The four Bacewicz songs make for an interesting contrast, their language clear, sharp and direct (Bacewicz studied with Nadia Boulanger in the 1930s). Dain and Armstrong bring them to life – “Mamido”, setting a 10th century Arabic text, is irresistible. Five numbers by Szymanowski are lush, perfumed treats, the final “Lean silently over the cradle” the most striking, seductive lullaby you’ll hear. A marvellous recital, in short. Texts and translations are included (those from French and German made by Dain, who also contributes a fascinating sleeve note. Good sound too.
Verismo: Preludi e Intermezzi Royal Liverpool Philharmonic Orchestra/Domingo Hindoyan (Onyx)

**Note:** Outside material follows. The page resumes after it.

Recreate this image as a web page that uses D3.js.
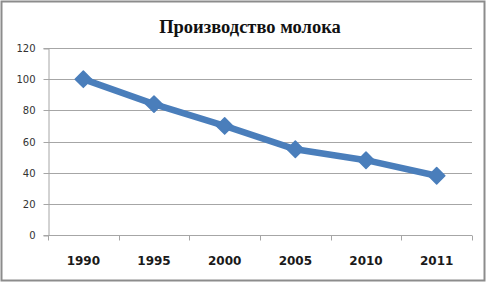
<!DOCTYPE html>
<html><head><meta charset="utf-8">
<script src="https://cdn.jsdelivr.net/npm/d3@7"></script>
<style>
html,body{margin:0;padding:0;background:#fff;}
svg{display:block;}
</style></head>
<body>
<script>
const title = "Производство молока";
const years = ["1990","1995","2000","2005","2010","2011"];
const values = [100, 84, 70, 55, 48, 38];
const yTicks = [0, 20, 40, 60, 80, 100, 120];

(function () {
const W = 487, H = 283;
const svg = d3.select("body").append("svg").attr("width", W).attr("height", H);

svg.append("rect").attr("x", 0).attr("y", 0).attr("width", W).attr("height", H).attr("fill", "#fff");
svg.append("rect").attr("x", 1.5).attr("y", 1.5).attr("width", 483).attr("height", 279)
  .attr("fill", "#fff").attr("stroke", "#8c8c8c").attr("stroke-width", 2);

const pLeft = 48, pRight = 472, pTop = 48, pBottom = 235;
const x = d3.scaleBand().domain(years).range([pLeft, pRight]);
const y = d3.scaleLinear().domain([0, 120]).range([pBottom, pTop]);

// gridlines
svg.append("g").selectAll("line").data(yTicks.filter(d => d > 0)).join("line")
  .attr("x1", pLeft).attr("x2", pRight)
  .attr("y1", d => Math.round(y(d)) + 0.5).attr("y2", d => Math.round(y(d)) + 0.5)
  .attr("stroke", "#a6a6a6").attr("stroke-width", 1);

// y axis
const ya = svg.append("g").attr("transform", `translate(${pLeft + 0.5},0.5)`)
  .call(d3.axisLeft(y).tickValues(yTicks).tickSize(5).tickPadding(8));
ya.select(".domain").attr("stroke", "#a6a6a6");
ya.selectAll(".tick line").attr("stroke", "#a6a6a6");
ya.selectAll("text").attr("font-family", "DejaVu Sans").attr("font-size", 10).attr("fill", "#333");
ya.selectAll(".tick").attr("transform", d => `translate(0,${Math.round(y(d))})`);

// x axis
const xa = svg.append("g").attr("transform", `translate(0,${pBottom + 0.5})`);
xa.append("line").attr("x1", pLeft - 1).attr("x2", pRight).attr("stroke", "#a6a6a6");
const edges = years.map(d => x(d)).concat([pRight]);
xa.selectAll("line.t").data(edges).join("line").attr("class", "t")
  .attr("x1", d => Math.round(d) + 0.5).attr("x2", d => Math.round(d) + 0.5)
  .attr("y1", 0).attr("y2", 5).attr("stroke", "#a6a6a6");
xa.selectAll("text").data(years).join("text")
  .attr("x", d => x(d) + x.bandwidth() / 2).attr("y", 29)
  .attr("text-anchor", "middle").attr("font-family", "DejaVu Sans")
  .attr("font-weight", "bold").attr("font-size", 12).attr("fill", "#1a1a1a")
  .text(d => d);

// line
const color = "#4a7ebb";
const line = d3.line().x((d, i) => x(years[i]) + x.bandwidth() / 2).y(d => y(d));
svg.append("path").datum(values).attr("d", line)
  .attr("fill", "none").attr("stroke", color).attr("stroke-width", 6.5)
  .attr("stroke-linejoin", "round").attr("stroke-linecap", "round");

svg.append("g").selectAll("path").data(values).join("path")
  .attr("d", d3.symbol().type(d3.symbolDiamond2).size(170))
  .attr("transform", (d, i) => `translate(${x(years[i]) + x.bandwidth() / 2},${y(d)})`)
  .attr("fill", color).attr("stroke", color).attr("stroke-width", 1.5).attr("stroke-linejoin", "round");

// title
svg.append("text").attr("x", 250).attr("y", 33).attr("text-anchor", "middle")
  .attr("font-family", "Liberation Serif").attr("font-weight", "bold").attr("font-size", 18.5)
  .attr("fill", "#111").text(title);
})();
</script>
</body></html>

Wow. This disc is a blast, the sort of collection you might have found on a budget-label LP back in the day. Who else remembers Classics for Pleasure, Fontana or Pye Golden Guinea? This being 2023, we’re not dealing with dodgy engineering and fallible playing from a lesser-known outfit; Versimo is superbly engineered and boasts superb orchestral playing from Domingo Hindoyan’s energised Royal Liverpool Philharmonic Orchestra. This selection of familiar and unfamiliar Italian operatic preludes and intermezzi is a reminder of how rarely these pieces are performed outside opera houses now, though you might hear some of them tackled by youth orchestras or as Proms encores.

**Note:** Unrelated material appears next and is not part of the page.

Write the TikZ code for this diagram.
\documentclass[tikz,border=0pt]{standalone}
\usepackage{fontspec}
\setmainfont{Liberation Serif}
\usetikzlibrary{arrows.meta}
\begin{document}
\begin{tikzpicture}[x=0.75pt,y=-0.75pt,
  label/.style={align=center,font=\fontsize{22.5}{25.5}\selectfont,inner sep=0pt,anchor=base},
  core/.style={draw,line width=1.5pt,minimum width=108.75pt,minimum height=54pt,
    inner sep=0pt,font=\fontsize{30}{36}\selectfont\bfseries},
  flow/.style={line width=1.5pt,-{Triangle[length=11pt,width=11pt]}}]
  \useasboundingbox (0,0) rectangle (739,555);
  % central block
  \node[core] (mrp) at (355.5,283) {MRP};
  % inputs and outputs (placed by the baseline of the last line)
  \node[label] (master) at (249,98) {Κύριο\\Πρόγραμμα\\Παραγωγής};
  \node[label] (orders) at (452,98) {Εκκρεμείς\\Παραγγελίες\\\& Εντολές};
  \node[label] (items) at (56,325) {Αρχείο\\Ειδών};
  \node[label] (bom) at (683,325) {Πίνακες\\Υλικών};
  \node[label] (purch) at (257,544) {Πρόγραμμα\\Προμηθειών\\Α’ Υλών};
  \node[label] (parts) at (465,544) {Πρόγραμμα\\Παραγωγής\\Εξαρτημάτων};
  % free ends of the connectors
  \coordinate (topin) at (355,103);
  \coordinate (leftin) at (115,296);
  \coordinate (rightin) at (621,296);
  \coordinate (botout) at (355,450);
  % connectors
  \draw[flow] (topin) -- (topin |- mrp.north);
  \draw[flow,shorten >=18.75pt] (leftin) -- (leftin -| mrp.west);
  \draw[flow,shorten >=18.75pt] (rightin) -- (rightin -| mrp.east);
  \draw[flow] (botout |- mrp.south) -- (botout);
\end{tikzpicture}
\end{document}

You might struggle to recall how the main theme of the “Dance of the Hours” from Ponchielli’s Gioconda goes, but within seconds of pressing play it’ll come flooding back. It’s difficult not to hum along, and don’t the opening bars sound like Mahler 4? The Act III Intermezzo from Puccini’s Manon Lescaut is a knockout, with radiant upper string playing – Domingo’s Liverpudlians making the case for its six minutes as among the most moving in all music. Intermezzi from Mascagni’s L’Amico Fritz and Cavalleria Rusticana are sweetly done, the latter’s hushed opening exquisite. Frothier extracts from Wolf-Ferrari’s Susanna’s Secret and The Jewels of the Madonna are a lot of fun. The Puccini items are the best though, a reminder of what a superb orchestral composer he was, and how sumptuous his music can sound when heard outside of a dry theatre acoustic. The closer, the prelude to Act II, Part 2 of Madame Butterfly, glows. Listen out for the bird whistles.